• Work to complete: Write out the data below in full, unchanged, minus the images.

# # # #

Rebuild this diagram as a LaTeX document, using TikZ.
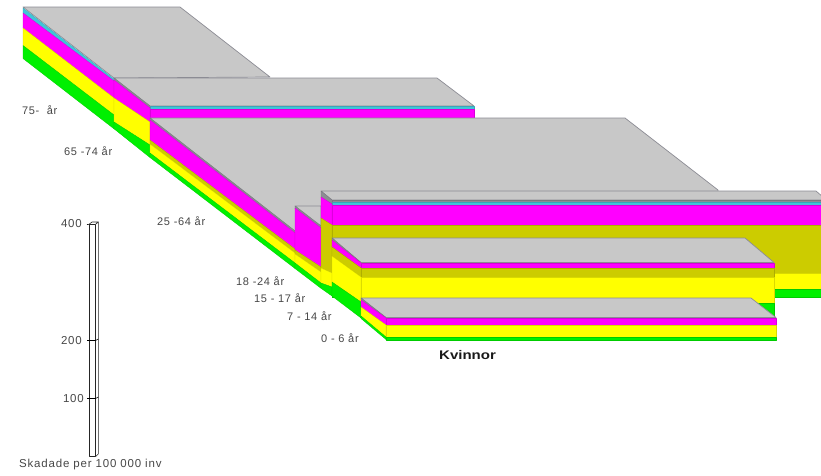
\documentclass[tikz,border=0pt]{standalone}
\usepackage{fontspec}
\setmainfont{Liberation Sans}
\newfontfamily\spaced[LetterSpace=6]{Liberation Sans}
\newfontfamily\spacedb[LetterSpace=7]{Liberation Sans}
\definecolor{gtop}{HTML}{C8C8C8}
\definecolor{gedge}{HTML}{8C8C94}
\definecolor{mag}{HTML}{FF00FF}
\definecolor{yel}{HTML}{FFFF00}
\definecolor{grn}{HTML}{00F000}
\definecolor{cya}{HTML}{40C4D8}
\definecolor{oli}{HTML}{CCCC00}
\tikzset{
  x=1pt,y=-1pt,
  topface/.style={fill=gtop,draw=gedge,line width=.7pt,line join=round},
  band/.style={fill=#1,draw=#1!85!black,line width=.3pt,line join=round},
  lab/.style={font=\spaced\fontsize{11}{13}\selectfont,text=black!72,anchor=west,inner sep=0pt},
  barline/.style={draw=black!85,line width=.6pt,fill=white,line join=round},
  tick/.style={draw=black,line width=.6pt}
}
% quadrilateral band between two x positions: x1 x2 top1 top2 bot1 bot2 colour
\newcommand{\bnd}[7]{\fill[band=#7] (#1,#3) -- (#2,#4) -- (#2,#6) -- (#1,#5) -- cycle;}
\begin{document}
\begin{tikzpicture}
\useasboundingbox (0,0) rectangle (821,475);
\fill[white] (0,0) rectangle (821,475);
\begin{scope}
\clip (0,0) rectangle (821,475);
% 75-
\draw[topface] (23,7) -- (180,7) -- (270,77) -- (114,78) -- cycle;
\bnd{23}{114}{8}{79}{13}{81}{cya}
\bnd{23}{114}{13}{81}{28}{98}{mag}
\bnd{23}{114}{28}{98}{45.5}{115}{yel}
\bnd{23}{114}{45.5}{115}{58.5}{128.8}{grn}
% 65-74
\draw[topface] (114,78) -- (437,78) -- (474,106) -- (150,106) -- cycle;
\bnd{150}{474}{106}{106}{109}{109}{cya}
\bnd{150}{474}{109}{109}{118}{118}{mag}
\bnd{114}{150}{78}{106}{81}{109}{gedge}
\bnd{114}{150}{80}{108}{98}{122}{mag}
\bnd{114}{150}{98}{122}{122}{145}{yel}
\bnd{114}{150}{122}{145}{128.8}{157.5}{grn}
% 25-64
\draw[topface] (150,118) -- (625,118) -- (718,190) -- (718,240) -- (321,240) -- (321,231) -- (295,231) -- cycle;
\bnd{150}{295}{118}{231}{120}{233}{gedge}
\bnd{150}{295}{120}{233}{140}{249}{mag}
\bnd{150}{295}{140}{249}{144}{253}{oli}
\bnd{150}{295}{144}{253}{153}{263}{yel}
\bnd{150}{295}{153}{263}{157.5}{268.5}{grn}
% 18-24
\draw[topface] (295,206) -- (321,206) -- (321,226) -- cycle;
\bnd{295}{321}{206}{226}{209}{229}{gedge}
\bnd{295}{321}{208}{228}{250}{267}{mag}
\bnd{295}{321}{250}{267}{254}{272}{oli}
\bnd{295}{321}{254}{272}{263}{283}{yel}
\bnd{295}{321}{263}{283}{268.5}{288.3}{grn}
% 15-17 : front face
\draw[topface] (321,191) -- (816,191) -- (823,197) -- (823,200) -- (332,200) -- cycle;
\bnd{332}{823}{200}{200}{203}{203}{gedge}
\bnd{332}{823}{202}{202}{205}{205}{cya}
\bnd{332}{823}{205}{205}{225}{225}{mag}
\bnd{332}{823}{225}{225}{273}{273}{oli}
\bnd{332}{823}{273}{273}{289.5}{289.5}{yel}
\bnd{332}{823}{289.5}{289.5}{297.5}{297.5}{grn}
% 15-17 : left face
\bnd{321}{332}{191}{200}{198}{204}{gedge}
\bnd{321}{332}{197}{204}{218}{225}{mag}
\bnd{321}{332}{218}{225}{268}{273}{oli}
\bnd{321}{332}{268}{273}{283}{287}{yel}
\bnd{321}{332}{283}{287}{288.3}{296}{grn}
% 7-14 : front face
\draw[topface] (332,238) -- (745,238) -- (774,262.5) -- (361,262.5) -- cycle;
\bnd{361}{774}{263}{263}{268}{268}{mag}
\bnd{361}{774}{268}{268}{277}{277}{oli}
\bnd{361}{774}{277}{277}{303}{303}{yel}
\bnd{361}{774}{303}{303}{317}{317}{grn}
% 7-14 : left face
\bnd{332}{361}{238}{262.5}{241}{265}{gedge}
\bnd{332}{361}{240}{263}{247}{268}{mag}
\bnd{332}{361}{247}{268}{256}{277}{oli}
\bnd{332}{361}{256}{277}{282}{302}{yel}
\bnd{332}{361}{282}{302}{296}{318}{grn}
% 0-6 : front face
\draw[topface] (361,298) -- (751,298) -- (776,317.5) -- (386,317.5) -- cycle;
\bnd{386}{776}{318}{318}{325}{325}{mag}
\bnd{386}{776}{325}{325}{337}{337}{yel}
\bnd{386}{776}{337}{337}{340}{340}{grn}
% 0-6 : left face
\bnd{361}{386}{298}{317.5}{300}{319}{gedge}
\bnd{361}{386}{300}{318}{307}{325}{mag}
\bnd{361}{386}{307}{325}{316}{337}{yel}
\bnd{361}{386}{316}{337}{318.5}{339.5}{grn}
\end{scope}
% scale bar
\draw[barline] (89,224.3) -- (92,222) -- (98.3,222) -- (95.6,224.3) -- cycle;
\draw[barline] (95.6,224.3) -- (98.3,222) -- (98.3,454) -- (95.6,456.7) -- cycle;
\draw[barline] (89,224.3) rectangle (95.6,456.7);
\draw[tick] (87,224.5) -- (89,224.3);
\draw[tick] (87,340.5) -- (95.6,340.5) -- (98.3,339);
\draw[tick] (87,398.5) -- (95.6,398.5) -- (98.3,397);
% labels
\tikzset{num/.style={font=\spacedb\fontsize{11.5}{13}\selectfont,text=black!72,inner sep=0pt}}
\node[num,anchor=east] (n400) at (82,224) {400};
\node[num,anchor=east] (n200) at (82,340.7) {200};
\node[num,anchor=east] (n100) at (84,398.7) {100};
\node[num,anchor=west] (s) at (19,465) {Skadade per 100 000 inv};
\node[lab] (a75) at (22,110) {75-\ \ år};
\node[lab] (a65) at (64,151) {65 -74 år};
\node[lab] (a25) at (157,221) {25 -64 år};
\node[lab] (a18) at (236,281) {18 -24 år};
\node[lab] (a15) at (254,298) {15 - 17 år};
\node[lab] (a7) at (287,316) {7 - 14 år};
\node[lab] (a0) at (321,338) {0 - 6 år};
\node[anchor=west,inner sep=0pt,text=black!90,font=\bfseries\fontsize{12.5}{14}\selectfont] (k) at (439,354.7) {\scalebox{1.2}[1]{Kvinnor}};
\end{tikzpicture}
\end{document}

# # # #

• Output of the task:
Rebuild this diagram as a LaTeX document, using TikZ.
\documentclass[tikz,border=0pt]{standalone}
\usepackage{fontspec}
\setmainfont{Liberation Sans}
\newfontfamily\spaced[LetterSpace=6]{Liberation Sans}
\newfontfamily\spacedb[LetterSpace=7]{Liberation Sans}
\definecolor{gtop}{HTML}{C8C8C8}
\definecolor{gedge}{HTML}{8C8C94}
\definecolor{mag}{HTML}{FF00FF}
\definecolor{yel}{HTML}{FFFF00}
\definecolor{grn}{HTML}{00F000}
\definecolor{cya}{HTML}{40C4D8}
\definecolor{oli}{HTML}{CCCC00}
\tikzset{
  x=1pt,y=-1pt,
  topface/.style={fill=gtop,draw=gedge,line width=.7pt,line join=round},
  band/.style={fill=#1,draw=#1!85!black,line width=.3pt,line join=round},
  lab/.style={font=\spaced\fontsize{11}{13}\selectfont,text=black!72,anchor=west,inner sep=0pt},
  barline/.style={draw=black!85,line width=.6pt,fill=white,line join=round},
  tick/.style={draw=black,line width=.6pt}
}
% quadrilateral band between two x positions: x1 x2 top1 top2 bot1 bot2 colour
\newcommand{\bnd}[7]{\fill[band=#7] (#1,#3) -- (#2,#4) -- (#2,#6) -- (#1,#5) -- cycle;}
\begin{document}
\begin{tikzpicture}
\useasboundingbox (0,0) rectangle (821,475);
\fill[white] (0,0) rectangle (821,475);
\begin{scope}
\clip (0,0) rectangle (821,475);
% 75-
\draw[topface] (23,7) -- (180,7) -- (270,77) -- (114,78) -- cycle;
\bnd{23}{114}{8}{79}{13}{81}{cya}
\bnd{23}{114}{13}{81}{28}{98}{mag}
\bnd{23}{114}{28}{98}{45.5}{115}{yel}
\bnd{23}{114}{45.5}{115}{58.5}{128.8}{grn}
% 65-74
\draw[topface] (114,78) -- (437,78) -- (474,106) -- (150,106) -- cycle;
\bnd{150}{474}{106}{106}{109}{109}{cya}
\bnd{150}{474}{109}{109}{118}{118}{mag}
\bnd{114}{150}{78}{106}{81}{109}{gedge}
\bnd{114}{150}{80}{108}{98}{122}{mag}
\bnd{114}{150}{98}{122}{122}{145}{yel}
\bnd{114}{150}{122}{145}{128.8}{157.5}{grn}
% 25-64
\draw[topface] (150,118) -- (625,118) -- (718,190) -- (718,240) -- (321,240) -- (321,231) -- (295,231) -- cycle;
\bnd{150}{295}{118}{231}{120}{233}{gedge}
\bnd{150}{295}{120}{233}{140}{249}{mag}
\bnd{150}{295}{140}{249}{144}{253}{oli}
\bnd{150}{295}{144}{253}{153}{263}{yel}
\bnd{150}{295}{153}{263}{157.5}{268.5}{grn}
% 18-24
\draw[topface] (295,206) -- (321,206) -- (321,226) -- cycle;
\bnd{295}{321}{206}{226}{209}{229}{gedge}
\bnd{295}{321}{208}{228}{250}{267}{mag}
\bnd{295}{321}{250}{267}{254}{272}{oli}
\bnd{295}{321}{254}{272}{263}{283}{yel}
\bnd{295}{321}{263}{283}{268.5}{288.3}{grn}
% 15-17 : front face
\draw[topface] (321,191) -- (816,191) -- (823,197) -- (823,200) -- (332,200) -- cycle;
\bnd{332}{823}{200}{200}{203}{203}{gedge}
\bnd{332}{823}{202}{202}{205}{205}{cya}
\bnd{332}{823}{205}{205}{225}{225}{mag}
\bnd{332}{823}{225}{225}{273}{273}{oli}
\bnd{332}{823}{273}{273}{289.5}{289.5}{yel}
\bnd{332}{823}{289.5}{289.5}{297.5}{297.5}{grn}
% 15-17 : left face
\bnd{321}{332}{191}{200}{198}{204}{gedge}
\bnd{321}{332}{197}{204}{218}{225}{mag}
\bnd{321}{332}{218}{225}{268}{273}{oli}
\bnd{321}{332}{268}{273}{283}{287}{yel}
\bnd{321}{332}{283}{287}{288.3}{296}{grn}
% 7-14 : front face
\draw[topface] (332,238) -- (745,238) -- (774,262.5) -- (361,262.5) -- cycle;
\bnd{361}{774}{263}{263}{268}{268}{mag}
\bnd{361}{774}{268}{268}{277}{277}{oli}
\bnd{361}{774}{277}{277}{303}{303}{yel}
\bnd{361}{774}{303}{303}{317}{317}{grn}
% 7-14 : left face
\bnd{332}{361}{238}{262.5}{241}{265}{gedge}
\bnd{332}{361}{240}{263}{247}{268}{mag}
\bnd{332}{361}{247}{268}{256}{277}{oli}
\bnd{332}{361}{256}{277}{282}{302}{yel}
\bnd{332}{361}{282}{302}{296}{318}{grn}
% 0-6 : front face
\draw[topface] (361,298) -- (751,298) -- (776,317.5) -- (386,317.5) -- cycle;
\bnd{386}{776}{318}{318}{325}{325}{mag}
\bnd{386}{776}{325}{325}{337}{337}{yel}
\bnd{386}{776}{337}{337}{340}{340}{grn}
% 0-6 : left face
\bnd{361}{386}{298}{317.5}{300}{319}{gedge}
\bnd{361}{386}{300}{318}{307}{325}{mag}
\bnd{361}{386}{307}{325}{316}{337}{yel}
\bnd{361}{386}{316}{337}{318.5}{339.5}{grn}
\end{scope}
% scale bar
\draw[barline] (89,224.3) -- (92,222) -- (98.3,222) -- (95.6,224.3) -- cycle;
\draw[barline] (95.6,224.3) -- (98.3,222) -- (98.3,454) -- (95.6,456.7) -- cycle;
\draw[barline] (89,224.3) rectangle (95.6,456.7);
\draw[tick] (87,224.5) -- (89,224.3);
\draw[tick] (87,340.5) -- (95.6,340.5) -- (98.3,339);
\draw[tick] (87,398.5) -- (95.6,398.5) -- (98.3,397);
% labels
\tikzset{num/.style={font=\spacedb\fontsize{11.5}{13}\selectfont,text=black!72,inner sep=0pt}}
\node[num,anchor=east] (n400) at (82,224) {400};
\node[num,anchor=east] (n200) at (82,340.7) {200};
\node[num,anchor=east] (n100) at (84,398.7) {100};
\node[num,anchor=west] (s) at (19,465) {Skadade per 100 000 inv};
\node[lab] (a75) at (22,110) {75-\ \ år};
\node[lab] (a65) at (64,151) {65 -74 år};
\node[lab] (a25) at (157,221) {25 -64 år};
\node[lab] (a18) at (236,281) {18 -24 år};
\node[lab] (a15) at (254,298) {15 - 17 år};
\node[lab] (a7) at (287,316) {7 - 14 år};
\node[lab] (a0) at (321,338) {0 - 6 år};
\node[anchor=west,inner sep=0pt,text=black!90,font=\bfseries\fontsize{12.5}{14}\selectfont] (k) at (439,354.7) {\scalebox{1.2}[1]{Kvinnor}};
\end{tikzpicture}
\end{document}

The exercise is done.